▸ Written request
Within the listing below, locate all lines containing the word "this". Copy each one.

▸ Provided information
* Start *

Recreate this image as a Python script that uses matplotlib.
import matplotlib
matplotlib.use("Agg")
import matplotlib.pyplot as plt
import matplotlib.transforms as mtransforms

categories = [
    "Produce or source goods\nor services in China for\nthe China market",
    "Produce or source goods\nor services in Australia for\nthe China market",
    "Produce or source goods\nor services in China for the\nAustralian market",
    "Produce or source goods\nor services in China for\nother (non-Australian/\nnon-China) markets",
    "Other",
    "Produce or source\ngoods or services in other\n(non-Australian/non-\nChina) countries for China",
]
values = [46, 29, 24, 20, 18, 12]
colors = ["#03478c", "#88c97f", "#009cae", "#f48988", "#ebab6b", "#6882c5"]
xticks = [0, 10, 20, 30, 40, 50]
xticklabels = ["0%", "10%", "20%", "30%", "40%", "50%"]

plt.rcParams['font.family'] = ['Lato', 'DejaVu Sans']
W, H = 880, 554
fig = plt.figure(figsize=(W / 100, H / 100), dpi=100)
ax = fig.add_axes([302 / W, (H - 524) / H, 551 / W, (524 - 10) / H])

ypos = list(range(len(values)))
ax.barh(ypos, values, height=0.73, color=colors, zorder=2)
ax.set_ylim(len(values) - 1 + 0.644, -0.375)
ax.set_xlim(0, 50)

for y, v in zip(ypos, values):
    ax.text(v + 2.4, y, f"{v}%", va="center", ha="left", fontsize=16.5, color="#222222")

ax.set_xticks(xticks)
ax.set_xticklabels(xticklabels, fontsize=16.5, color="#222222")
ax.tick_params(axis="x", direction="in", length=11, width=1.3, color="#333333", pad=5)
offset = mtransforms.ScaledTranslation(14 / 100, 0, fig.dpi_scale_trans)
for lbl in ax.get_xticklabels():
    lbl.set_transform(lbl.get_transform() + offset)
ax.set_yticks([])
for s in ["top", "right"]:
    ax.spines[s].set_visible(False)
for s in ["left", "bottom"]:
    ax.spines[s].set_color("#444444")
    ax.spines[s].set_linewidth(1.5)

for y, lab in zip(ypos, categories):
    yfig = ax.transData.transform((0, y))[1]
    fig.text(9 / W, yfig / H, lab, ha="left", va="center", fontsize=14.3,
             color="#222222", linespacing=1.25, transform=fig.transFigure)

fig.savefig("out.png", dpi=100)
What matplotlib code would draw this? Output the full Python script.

* End *

▸ Full output
Recreate this image as a Python script that uses matplotlib.
What matplotlib code would draw this? Output the full Python script.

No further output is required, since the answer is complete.